Quote every line of the data below as it stands, omitting pictures.
::::
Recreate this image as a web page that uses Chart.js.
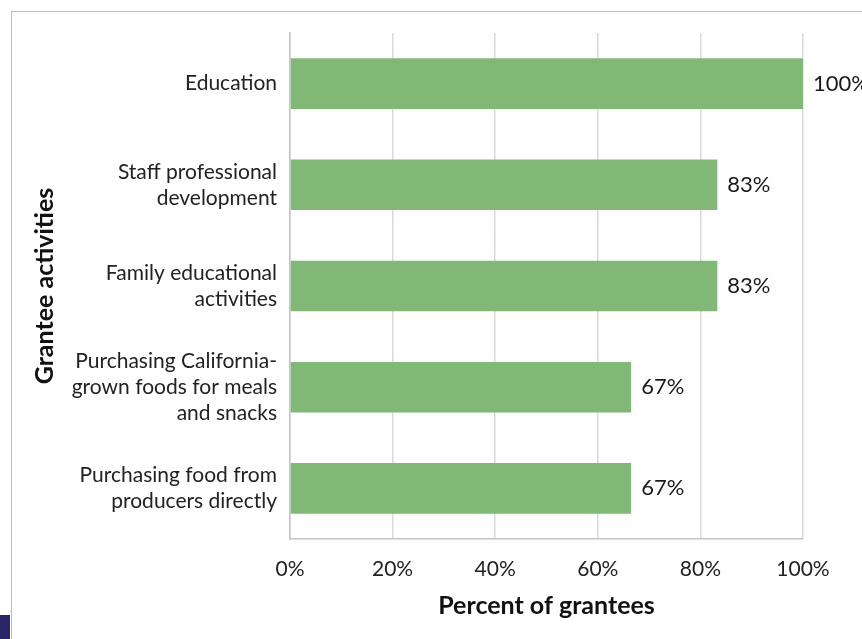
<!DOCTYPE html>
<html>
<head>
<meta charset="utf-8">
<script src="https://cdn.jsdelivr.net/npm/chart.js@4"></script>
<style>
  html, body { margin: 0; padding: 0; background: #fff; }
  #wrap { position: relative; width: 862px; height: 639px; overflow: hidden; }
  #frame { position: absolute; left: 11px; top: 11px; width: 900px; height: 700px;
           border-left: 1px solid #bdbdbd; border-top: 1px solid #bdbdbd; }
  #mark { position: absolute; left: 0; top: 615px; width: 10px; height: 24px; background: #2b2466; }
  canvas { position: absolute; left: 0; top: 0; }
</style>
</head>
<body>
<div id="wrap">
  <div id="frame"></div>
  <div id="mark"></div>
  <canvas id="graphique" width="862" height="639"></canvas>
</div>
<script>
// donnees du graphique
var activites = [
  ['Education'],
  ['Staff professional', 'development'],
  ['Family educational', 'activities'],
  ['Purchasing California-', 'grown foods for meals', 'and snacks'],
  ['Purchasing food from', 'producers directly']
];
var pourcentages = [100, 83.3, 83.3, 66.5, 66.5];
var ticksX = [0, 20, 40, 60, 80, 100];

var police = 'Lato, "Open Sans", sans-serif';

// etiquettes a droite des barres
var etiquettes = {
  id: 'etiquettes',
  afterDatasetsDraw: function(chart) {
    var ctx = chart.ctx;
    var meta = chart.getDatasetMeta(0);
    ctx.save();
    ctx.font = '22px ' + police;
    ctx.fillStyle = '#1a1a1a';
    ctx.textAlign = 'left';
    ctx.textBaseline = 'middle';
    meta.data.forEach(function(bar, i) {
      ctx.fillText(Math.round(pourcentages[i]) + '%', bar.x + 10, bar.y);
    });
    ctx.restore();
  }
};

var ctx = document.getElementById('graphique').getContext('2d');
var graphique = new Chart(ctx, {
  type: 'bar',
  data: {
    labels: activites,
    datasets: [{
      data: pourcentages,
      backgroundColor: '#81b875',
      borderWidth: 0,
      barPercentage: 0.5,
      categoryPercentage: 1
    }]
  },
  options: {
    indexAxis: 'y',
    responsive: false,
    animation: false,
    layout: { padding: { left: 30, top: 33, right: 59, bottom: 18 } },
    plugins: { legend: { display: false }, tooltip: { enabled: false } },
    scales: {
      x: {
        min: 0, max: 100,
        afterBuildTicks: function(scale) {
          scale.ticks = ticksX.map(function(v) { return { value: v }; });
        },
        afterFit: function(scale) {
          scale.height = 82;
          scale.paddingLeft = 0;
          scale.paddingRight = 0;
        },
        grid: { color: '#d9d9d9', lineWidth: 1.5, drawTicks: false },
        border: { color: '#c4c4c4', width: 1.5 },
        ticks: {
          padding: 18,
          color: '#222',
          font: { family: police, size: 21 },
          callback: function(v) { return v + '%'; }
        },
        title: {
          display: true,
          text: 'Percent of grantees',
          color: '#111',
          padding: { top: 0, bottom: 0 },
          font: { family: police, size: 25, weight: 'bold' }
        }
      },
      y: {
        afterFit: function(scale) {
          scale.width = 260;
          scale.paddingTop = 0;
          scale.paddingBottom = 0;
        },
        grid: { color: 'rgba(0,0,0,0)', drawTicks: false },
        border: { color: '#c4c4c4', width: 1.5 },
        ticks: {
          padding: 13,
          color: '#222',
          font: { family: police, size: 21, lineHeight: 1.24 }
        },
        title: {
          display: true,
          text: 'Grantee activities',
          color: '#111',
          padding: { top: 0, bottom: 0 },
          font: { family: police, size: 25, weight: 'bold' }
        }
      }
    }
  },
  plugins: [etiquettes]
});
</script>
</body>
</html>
::::
> [COMPLETE ANSWER]
Recreate this image as a web page that uses Chart.js.
<!DOCTYPE html>
<html>
<head>
<meta charset="utf-8">
<script src="https://cdn.jsdelivr.net/npm/chart.js@4"></script>
<style>
  html, body { margin: 0; padding: 0; background: #fff; }
  #wrap { position: relative; width: 862px; height: 639px; overflow: hidden; }
  #frame { position: absolute; left: 11px; top: 11px; width: 900px; height: 700px;
           border-left: 1px solid #bdbdbd; border-top: 1px solid #bdbdbd; }
  #mark { position: absolute; left: 0; top: 615px; width: 10px; height: 24px; background: #2b2466; }
  canvas { position: absolute; left: 0; top: 0; }
</style>
</head>
<body>
<div id="wrap">
  <div id="frame"></div>
  <div id="mark"></div>
  <canvas id="graphique" width="862" height="639"></canvas>
</div>
<script>
// donnees du graphique
var activites = [
  ['Education'],
  ['Staff professional', 'development'],
  ['Family educational', 'activities'],
  ['Purchasing California-', 'grown foods for meals', 'and snacks'],
  ['Purchasing food from', 'producers directly']
];
var pourcentages = [100, 83.3, 83.3, 66.5, 66.5];
var ticksX = [0, 20, 40, 60, 80, 100];

var police = 'Lato, "Open Sans", sans-serif';

// etiquettes a droite des barres
var etiquettes = {
  id: 'etiquettes',
  afterDatasetsDraw: function(chart) {
    var ctx = chart.ctx;
    var meta = chart.getDatasetMeta(0);
    ctx.save();
    ctx.font = '22px ' + police;
    ctx.fillStyle = '#1a1a1a';
    ctx.textAlign = 'left';
    ctx.textBaseline = 'middle';
    meta.data.forEach(function(bar, i) {
      ctx.fillText(Math.round(pourcentages[i]) + '%', bar.x + 10, bar.y);
    });
    ctx.restore();
  }
};

var ctx = document.getElementById('graphique').getContext('2d');
var graphique = new Chart(ctx, {
  type: 'bar',
  data: {
    labels: activites,
    datasets: [{
      data: pourcentages,
      backgroundColor: '#81b875',
      borderWidth: 0,
      barPercentage: 0.5,
      categoryPercentage: 1
    }]
  },
  options: {
    indexAxis: 'y',
    responsive: false,
    animation: false,
    layout: { padding: { left: 30, top: 33, right: 59, bottom: 18 } },
    plugins: { legend: { display: false }, tooltip: { enabled: false } },
    scales: {
      x: {
        min: 0, max: 100,
        afterBuildTicks: function(scale) {
          scale.ticks = ticksX.map(function(v) { return { value: v }; });
        },
        afterFit: function(scale) {
          scale.height = 82;
          scale.paddingLeft = 0;
          scale.paddingRight = 0;
        },
        grid: { color: '#d9d9d9', lineWidth: 1.5, drawTicks: false },
        border: { color: '#c4c4c4', width: 1.5 },
        ticks: {
          padding: 18,
          color: '#222',
          font: { family: police, size: 21 },
          callback: function(v) { return v + '%'; }
        },
        title: {
          display: true,
          text: 'Percent of grantees',
          color: '#111',
          padding: { top: 0, bottom: 0 },
          font: { family: police, size: 25, weight: 'bold' }
        }
      },
      y: {
        afterFit: function(scale) {
          scale.width = 260;
          scale.paddingTop = 0;
          scale.paddingBottom = 0;
        },
        grid: { color: 'rgba(0,0,0,0)', drawTicks: false },
        border: { color: '#c4c4c4', width: 1.5 },
        ticks: {
          padding: 13,
          color: '#222',
          font: { family: police, size: 21, lineHeight: 1.24 }
        },
        title: {
          display: true,
          text: 'Grantee activities',
          color: '#111',
          padding: { top: 0, bottom: 0 },
          font: { family: police, size: 25, weight: 'bold' }
        }
      }
    }
  },
  plugins: [etiquettes]
});
</script>
</body>
</html>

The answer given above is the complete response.